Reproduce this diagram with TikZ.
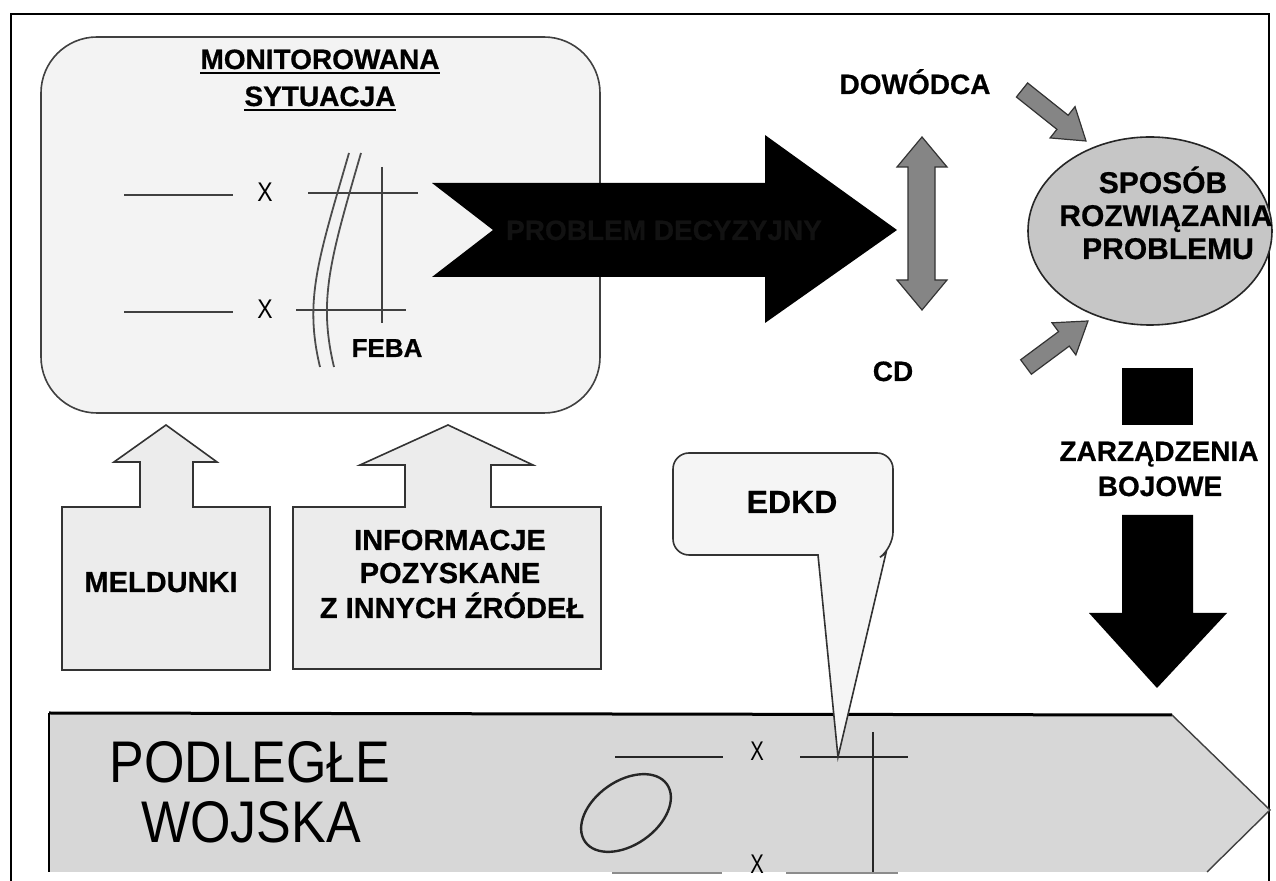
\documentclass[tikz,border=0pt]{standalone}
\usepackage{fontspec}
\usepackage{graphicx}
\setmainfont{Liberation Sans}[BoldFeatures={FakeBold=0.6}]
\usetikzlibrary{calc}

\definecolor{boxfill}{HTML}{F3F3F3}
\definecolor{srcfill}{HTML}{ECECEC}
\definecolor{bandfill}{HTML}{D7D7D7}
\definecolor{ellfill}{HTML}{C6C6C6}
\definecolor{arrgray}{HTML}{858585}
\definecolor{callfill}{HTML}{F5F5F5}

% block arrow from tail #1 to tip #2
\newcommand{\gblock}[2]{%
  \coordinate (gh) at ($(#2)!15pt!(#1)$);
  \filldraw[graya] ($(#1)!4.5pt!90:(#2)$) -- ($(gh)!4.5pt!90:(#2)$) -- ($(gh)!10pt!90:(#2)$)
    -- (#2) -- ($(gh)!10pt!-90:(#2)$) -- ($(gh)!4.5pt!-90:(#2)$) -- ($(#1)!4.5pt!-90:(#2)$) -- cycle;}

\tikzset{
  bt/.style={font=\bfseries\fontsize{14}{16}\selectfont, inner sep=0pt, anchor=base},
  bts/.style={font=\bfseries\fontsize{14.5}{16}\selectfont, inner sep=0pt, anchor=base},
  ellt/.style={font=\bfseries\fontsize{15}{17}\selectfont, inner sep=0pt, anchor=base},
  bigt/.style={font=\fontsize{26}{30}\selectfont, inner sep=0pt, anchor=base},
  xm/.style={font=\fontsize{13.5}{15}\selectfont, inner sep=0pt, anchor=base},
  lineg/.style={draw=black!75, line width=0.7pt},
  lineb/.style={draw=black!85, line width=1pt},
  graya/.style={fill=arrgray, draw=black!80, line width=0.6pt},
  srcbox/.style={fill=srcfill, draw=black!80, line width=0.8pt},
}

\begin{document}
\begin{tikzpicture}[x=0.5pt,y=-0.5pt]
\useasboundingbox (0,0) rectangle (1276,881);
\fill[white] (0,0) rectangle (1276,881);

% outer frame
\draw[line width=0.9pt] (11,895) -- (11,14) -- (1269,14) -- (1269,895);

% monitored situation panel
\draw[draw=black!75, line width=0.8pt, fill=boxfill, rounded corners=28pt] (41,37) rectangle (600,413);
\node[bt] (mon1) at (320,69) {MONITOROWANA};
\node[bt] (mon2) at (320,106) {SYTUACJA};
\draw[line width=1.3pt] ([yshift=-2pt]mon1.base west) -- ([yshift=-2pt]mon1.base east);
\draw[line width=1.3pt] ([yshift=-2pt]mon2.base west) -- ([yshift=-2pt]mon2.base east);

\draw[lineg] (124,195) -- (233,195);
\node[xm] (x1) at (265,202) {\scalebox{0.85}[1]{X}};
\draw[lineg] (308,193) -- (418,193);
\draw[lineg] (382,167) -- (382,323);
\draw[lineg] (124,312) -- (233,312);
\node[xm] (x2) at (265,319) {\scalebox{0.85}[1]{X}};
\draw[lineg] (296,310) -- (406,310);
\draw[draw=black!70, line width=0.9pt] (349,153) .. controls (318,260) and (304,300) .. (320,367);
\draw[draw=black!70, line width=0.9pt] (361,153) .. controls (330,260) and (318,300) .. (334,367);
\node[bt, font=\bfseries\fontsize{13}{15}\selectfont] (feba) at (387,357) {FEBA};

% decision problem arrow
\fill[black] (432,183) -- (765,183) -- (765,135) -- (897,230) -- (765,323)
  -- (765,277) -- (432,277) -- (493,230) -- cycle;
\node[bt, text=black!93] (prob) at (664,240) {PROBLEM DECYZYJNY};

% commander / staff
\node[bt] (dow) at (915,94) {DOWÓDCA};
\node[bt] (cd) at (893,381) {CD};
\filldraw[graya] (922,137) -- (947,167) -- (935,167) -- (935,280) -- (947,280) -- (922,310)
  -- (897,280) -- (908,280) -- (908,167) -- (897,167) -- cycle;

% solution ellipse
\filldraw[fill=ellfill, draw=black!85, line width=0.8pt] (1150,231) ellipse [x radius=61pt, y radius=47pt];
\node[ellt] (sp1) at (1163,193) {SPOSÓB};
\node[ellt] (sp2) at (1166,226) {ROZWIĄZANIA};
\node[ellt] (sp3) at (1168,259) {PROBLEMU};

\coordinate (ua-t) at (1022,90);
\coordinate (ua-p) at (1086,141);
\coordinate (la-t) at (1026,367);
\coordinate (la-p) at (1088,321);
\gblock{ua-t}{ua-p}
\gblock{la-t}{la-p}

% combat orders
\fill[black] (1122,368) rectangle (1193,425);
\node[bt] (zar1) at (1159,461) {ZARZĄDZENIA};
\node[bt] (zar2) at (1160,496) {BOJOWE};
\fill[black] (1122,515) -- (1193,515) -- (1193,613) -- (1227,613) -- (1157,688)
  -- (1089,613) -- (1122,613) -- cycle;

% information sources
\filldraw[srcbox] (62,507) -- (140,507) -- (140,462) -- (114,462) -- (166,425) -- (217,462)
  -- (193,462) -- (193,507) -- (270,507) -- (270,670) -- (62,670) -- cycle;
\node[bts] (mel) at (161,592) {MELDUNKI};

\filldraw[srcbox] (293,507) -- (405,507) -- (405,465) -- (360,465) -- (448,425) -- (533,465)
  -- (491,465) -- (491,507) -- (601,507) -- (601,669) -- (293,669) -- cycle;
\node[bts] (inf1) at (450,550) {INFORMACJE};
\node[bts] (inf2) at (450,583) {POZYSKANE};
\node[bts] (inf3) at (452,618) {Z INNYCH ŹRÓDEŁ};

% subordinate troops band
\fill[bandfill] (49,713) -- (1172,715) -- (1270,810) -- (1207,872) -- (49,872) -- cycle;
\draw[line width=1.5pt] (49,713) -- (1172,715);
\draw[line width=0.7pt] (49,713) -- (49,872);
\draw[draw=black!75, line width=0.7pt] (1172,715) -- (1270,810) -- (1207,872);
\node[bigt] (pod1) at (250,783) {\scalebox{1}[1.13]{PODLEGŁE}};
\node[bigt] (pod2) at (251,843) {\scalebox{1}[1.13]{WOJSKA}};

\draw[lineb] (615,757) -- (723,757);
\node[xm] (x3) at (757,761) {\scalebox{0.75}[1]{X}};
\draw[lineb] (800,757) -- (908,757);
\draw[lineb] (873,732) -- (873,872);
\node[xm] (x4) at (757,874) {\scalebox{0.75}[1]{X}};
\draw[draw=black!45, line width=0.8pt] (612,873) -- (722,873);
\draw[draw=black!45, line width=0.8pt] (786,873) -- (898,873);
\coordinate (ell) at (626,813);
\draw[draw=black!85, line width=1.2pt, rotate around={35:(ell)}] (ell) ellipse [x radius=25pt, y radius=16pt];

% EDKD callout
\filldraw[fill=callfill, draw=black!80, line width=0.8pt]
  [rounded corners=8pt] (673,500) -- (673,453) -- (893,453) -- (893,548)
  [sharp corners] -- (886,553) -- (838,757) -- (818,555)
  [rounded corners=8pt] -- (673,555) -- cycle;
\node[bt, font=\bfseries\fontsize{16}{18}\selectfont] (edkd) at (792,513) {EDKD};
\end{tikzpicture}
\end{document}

================

Starting at the first line of the material, output exactly the lines up to and including the one with "(1269,14) -- (1269,895);". Do not include the pictures.

Reproduce this diagram with TikZ.
\documentclass[tikz,border=0pt]{standalone}
\usepackage{fontspec}
\usepackage{graphicx}
\setmainfont{Liberation Sans}[BoldFeatures={FakeBold=0.6}]
\usetikzlibrary{calc}

\definecolor{boxfill}{HTML}{F3F3F3}
\definecolor{srcfill}{HTML}{ECECEC}
\definecolor{bandfill}{HTML}{D7D7D7}
\definecolor{ellfill}{HTML}{C6C6C6}
\definecolor{arrgray}{HTML}{858585}
\definecolor{callfill}{HTML}{F5F5F5}

% block arrow from tail #1 to tip #2
\newcommand{\gblock}[2]{%
  \coordinate (gh) at ($(#2)!15pt!(#1)$);
  \filldraw[graya] ($(#1)!4.5pt!90:(#2)$) -- ($(gh)!4.5pt!90:(#2)$) -- ($(gh)!10pt!90:(#2)$)
    -- (#2) -- ($(gh)!10pt!-90:(#2)$) -- ($(gh)!4.5pt!-90:(#2)$) -- ($(#1)!4.5pt!-90:(#2)$) -- cycle;}

\tikzset{
  bt/.style={font=\bfseries\fontsize{14}{16}\selectfont, inner sep=0pt, anchor=base},
  bts/.style={font=\bfseries\fontsize{14.5}{16}\selectfont, inner sep=0pt, anchor=base},
  ellt/.style={font=\bfseries\fontsize{15}{17}\selectfont, inner sep=0pt, anchor=base},
  bigt/.style={font=\fontsize{26}{30}\selectfont, inner sep=0pt, anchor=base},
  xm/.style={font=\fontsize{13.5}{15}\selectfont, inner sep=0pt, anchor=base},
  lineg/.style={draw=black!75, line width=0.7pt},
  lineb/.style={draw=black!85, line width=1pt},
  graya/.style={fill=arrgray, draw=black!80, line width=0.6pt},
  srcbox/.style={fill=srcfill, draw=black!80, line width=0.8pt},
}

\begin{document}
\begin{tikzpicture}[x=0.5pt,y=-0.5pt]
\useasboundingbox (0,0) rectangle (1276,881);
\fill[white] (0,0) rectangle (1276,881);

% outer frame
\draw[line width=0.9pt] (11,895) -- (11,14) -- (1269,14) -- (1269,895);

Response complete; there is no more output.